2. Modify Password Expiration Date:
To set the password expiration date for a user, you can use the chage command without any options and provide the username as an argument. Replace <username> with the actual username.
This command will prompt you to set various aging information, including the password expiration date.
3. Disable an Account:
To immediately disable a user account, you can set the account’s expiration date to 0.
chage -E 0 <username>
This effectively locks the account, preventing the user from logging in.
In case if you want to force user to change password at next login, then the command is:
chage --lastday 0 <username>
4. Set Account Expiration Date in YYYY-MM-DD Format:
You can specify the account expiration date by providing it in the `YYYY-MM-DD` format.
chage -E 2023-12-11 <username>
This sets the account expiration date to December 11, 2023, allowing the user to log in until that date.
5. Disable Account Expiration:
To prevent the account from expiring, you can use the `-1` option.
chage --expiredate -1 <username>
This ensures that the account remains active without any expiration date.
6. Set Maximum Number of Days Between Password Changes:
You can control the frequency of password changes by using the `-M` option.
chage -M 5 <username>
In this example, the user will be prompted to change their password every five days.
7. Set Password Inactivity Period:
The `-I` option is used to set the number of days of inactivity before locking the account.
chage -I 12 <username>
This means that the account will be locked if the user is inactive for 12 or more days.
8. Warn Users Before Password Expiration:
To notify users in advance about their password expiration, you can set the number of days for warning using the `-W` option.
chage -W 2 <username>
Users will receive a warning message two days before their password expires.
These are just a few examples of how the `chage` command can be used to manage user accounts effectively.
By using these commands, system administrators can tailor user account settings to meet security and operational requirements.
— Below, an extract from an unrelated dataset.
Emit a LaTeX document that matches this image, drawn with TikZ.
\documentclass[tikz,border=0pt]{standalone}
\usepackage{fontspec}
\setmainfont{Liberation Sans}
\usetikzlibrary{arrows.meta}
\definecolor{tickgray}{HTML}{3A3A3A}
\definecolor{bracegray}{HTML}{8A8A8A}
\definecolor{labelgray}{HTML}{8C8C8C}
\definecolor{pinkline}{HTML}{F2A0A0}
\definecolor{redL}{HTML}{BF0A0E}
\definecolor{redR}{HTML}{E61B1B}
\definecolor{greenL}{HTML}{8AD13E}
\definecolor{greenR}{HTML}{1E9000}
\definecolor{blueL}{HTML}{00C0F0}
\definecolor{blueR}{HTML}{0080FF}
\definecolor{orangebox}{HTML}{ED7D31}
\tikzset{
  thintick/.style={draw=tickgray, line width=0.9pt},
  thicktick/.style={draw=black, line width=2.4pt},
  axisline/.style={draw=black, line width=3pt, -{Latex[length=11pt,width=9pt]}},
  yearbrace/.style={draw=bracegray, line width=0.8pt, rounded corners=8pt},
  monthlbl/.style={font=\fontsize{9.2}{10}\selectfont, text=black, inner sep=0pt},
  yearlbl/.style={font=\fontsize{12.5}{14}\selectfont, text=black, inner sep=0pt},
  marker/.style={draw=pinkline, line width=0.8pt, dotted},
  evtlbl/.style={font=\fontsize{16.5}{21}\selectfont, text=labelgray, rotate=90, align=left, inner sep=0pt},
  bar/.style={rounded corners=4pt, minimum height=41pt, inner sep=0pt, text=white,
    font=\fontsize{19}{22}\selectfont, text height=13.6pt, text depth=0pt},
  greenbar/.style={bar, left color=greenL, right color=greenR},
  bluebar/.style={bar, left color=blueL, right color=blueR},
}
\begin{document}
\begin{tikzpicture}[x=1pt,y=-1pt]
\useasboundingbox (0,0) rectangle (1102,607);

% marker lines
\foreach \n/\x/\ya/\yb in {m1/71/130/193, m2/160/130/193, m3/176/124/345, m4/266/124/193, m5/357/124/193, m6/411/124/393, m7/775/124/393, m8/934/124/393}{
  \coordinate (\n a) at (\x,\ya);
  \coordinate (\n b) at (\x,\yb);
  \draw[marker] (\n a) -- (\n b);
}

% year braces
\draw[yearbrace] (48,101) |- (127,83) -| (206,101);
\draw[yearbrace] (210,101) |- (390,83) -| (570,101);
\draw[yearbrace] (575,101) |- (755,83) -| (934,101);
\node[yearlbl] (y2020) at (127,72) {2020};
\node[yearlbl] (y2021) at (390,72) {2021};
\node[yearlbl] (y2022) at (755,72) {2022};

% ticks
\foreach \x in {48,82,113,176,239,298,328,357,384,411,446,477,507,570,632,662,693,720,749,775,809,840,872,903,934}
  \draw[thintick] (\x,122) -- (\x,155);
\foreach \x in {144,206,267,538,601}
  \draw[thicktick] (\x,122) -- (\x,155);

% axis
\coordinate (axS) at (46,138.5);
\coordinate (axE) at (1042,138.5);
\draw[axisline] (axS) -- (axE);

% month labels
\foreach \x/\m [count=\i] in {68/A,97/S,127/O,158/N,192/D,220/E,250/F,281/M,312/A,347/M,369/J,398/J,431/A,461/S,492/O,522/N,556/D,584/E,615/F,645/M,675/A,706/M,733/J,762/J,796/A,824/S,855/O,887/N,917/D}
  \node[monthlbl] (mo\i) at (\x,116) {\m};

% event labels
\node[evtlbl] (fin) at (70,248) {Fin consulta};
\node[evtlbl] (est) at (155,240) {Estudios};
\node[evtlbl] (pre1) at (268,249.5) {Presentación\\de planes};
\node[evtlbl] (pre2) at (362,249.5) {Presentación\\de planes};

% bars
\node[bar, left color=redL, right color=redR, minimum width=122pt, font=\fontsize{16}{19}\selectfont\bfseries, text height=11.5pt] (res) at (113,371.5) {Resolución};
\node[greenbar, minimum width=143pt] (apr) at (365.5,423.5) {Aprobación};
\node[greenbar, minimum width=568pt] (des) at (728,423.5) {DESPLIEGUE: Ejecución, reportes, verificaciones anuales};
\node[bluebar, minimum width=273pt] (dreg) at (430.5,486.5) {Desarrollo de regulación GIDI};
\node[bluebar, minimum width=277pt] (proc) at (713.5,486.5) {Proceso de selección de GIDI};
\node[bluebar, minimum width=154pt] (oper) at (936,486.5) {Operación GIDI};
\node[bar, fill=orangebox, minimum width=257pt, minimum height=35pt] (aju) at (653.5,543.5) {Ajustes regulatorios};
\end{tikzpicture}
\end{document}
Keep in mind that the options and behavior of the `chage` command may vary slightly between different Unix-like operating systems, so it’s essential to consult the man page (`man chage`) for your specific system to understand all available options and their details.
In conclusion, the `chage` command is a valuable tool for system administrators to configure and manage user accounts’ password aging information. Whether you need to set password expiration dates, enforce password changes, or lock user accounts, `chage` provides the flexibility and control needed to maintain a secure and well-managed system.